▶
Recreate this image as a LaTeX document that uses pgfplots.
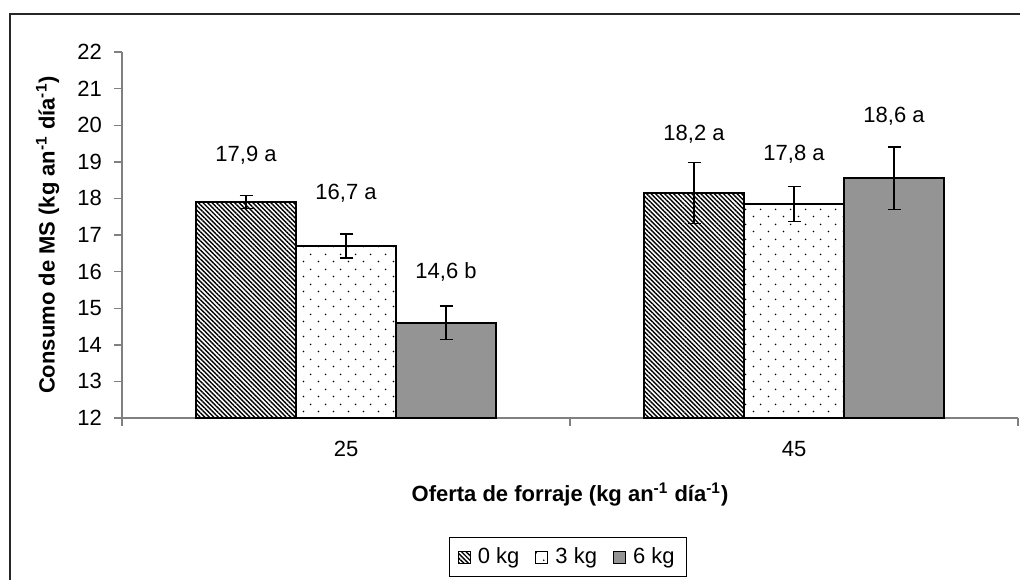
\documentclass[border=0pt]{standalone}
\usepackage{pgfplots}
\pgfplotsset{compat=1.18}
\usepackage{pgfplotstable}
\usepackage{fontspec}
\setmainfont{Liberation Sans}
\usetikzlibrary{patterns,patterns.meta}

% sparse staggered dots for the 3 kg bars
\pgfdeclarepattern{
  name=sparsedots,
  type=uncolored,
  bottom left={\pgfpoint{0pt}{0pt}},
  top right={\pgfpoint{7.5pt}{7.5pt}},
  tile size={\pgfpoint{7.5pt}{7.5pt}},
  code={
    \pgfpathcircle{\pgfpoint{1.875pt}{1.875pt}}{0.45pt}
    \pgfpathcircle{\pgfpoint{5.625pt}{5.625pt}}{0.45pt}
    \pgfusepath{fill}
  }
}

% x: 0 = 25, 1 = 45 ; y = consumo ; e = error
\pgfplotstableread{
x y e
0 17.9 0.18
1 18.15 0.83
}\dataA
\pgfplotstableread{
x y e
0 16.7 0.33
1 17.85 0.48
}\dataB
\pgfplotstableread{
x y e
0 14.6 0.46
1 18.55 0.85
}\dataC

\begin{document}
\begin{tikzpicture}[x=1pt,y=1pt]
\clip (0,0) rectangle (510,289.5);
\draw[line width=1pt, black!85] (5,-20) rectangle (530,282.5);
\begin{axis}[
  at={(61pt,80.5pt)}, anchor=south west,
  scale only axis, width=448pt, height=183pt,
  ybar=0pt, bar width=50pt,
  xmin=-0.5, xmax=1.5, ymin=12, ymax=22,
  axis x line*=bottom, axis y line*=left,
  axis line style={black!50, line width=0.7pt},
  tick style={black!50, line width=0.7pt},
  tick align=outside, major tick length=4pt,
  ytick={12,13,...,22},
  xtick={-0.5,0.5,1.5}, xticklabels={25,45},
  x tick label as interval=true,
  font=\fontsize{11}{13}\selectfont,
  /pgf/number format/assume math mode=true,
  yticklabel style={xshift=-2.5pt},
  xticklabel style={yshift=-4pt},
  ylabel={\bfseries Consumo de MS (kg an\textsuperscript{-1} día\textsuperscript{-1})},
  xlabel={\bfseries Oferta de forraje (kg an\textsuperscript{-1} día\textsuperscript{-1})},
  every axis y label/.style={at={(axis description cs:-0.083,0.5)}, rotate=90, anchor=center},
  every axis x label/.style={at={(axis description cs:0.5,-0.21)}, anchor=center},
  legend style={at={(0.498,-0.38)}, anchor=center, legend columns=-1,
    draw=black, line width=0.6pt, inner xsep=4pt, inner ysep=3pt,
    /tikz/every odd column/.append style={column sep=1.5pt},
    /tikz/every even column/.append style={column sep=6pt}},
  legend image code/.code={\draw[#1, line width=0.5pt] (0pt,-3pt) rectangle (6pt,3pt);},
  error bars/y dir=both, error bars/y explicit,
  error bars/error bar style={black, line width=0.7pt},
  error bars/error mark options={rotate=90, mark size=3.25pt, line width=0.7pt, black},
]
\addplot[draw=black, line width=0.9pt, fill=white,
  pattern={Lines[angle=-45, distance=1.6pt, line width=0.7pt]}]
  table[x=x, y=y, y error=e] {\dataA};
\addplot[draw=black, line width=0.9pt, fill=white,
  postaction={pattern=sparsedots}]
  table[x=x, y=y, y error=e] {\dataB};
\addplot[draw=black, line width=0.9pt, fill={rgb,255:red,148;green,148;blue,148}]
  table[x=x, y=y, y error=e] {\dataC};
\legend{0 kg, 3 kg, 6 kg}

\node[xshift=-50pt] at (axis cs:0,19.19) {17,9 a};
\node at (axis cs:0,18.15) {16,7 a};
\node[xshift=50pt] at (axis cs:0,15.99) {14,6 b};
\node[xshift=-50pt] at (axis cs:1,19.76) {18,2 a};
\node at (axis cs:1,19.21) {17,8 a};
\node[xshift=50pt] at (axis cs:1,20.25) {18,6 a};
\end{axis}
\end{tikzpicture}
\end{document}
◀
▶
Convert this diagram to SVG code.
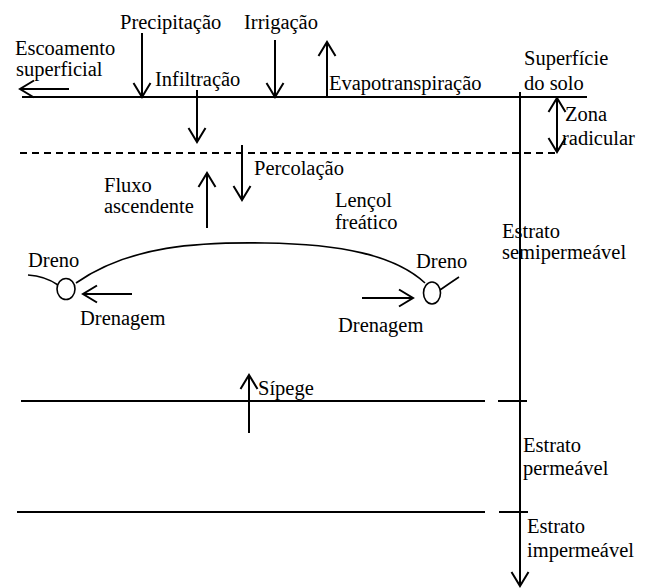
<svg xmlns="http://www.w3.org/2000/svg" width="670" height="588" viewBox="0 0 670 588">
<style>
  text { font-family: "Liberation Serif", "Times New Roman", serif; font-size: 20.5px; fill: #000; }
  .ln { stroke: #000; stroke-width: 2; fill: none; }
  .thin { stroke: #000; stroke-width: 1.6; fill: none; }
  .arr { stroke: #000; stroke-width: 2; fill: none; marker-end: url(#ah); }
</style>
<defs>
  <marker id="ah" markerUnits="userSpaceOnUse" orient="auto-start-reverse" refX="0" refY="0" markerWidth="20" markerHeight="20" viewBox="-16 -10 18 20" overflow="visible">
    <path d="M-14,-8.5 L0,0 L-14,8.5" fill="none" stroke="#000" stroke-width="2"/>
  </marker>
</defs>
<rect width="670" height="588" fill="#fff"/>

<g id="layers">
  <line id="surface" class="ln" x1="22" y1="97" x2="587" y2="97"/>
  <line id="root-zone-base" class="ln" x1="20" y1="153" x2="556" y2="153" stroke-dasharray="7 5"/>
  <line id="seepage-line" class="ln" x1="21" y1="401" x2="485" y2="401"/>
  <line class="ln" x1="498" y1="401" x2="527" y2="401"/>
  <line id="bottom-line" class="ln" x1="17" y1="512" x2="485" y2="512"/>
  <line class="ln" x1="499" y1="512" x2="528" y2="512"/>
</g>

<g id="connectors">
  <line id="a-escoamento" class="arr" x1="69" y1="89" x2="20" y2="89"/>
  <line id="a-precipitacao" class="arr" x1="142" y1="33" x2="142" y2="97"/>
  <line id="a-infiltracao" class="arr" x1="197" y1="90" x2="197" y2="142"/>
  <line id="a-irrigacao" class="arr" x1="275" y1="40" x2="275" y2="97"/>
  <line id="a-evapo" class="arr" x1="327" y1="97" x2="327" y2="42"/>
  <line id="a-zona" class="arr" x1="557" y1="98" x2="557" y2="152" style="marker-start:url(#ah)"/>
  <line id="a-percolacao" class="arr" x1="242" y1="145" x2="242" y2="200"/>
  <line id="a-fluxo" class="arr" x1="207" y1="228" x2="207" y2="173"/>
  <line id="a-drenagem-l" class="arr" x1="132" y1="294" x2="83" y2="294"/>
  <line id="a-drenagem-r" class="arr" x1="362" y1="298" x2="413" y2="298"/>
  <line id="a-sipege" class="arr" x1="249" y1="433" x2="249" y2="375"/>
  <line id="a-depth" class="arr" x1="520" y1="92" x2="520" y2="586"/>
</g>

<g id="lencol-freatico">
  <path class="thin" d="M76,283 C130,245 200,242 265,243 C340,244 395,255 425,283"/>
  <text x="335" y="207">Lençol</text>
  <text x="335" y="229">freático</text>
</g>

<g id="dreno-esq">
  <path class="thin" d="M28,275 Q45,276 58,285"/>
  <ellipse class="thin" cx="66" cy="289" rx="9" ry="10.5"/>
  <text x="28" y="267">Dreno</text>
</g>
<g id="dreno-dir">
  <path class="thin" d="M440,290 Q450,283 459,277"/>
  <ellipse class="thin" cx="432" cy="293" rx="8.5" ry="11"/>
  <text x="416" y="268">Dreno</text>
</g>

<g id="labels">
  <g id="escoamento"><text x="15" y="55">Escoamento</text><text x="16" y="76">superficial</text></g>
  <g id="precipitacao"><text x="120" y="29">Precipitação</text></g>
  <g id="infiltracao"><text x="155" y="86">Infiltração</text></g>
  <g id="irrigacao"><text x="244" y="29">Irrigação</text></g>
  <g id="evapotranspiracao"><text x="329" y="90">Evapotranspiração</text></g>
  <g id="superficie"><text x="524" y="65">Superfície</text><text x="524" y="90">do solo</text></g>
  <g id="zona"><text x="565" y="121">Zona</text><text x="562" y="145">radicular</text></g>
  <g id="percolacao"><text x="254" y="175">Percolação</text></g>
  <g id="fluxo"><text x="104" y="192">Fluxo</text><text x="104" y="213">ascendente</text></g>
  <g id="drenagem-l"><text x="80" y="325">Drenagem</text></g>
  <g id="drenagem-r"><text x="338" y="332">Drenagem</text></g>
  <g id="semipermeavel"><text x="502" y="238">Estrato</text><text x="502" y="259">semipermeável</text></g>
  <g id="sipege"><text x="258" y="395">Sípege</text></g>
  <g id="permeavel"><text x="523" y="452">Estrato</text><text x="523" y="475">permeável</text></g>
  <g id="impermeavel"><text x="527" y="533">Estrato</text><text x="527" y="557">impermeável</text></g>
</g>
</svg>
◀
Stated exercise
For each line of the entries that includes "code", show that line.

Answer
  code={
  legend image code/.code={\draw[#1, line width=0.5pt] (0pt,-3pt) rectangle (6pt,3pt);},
Convert this diagram to SVG code.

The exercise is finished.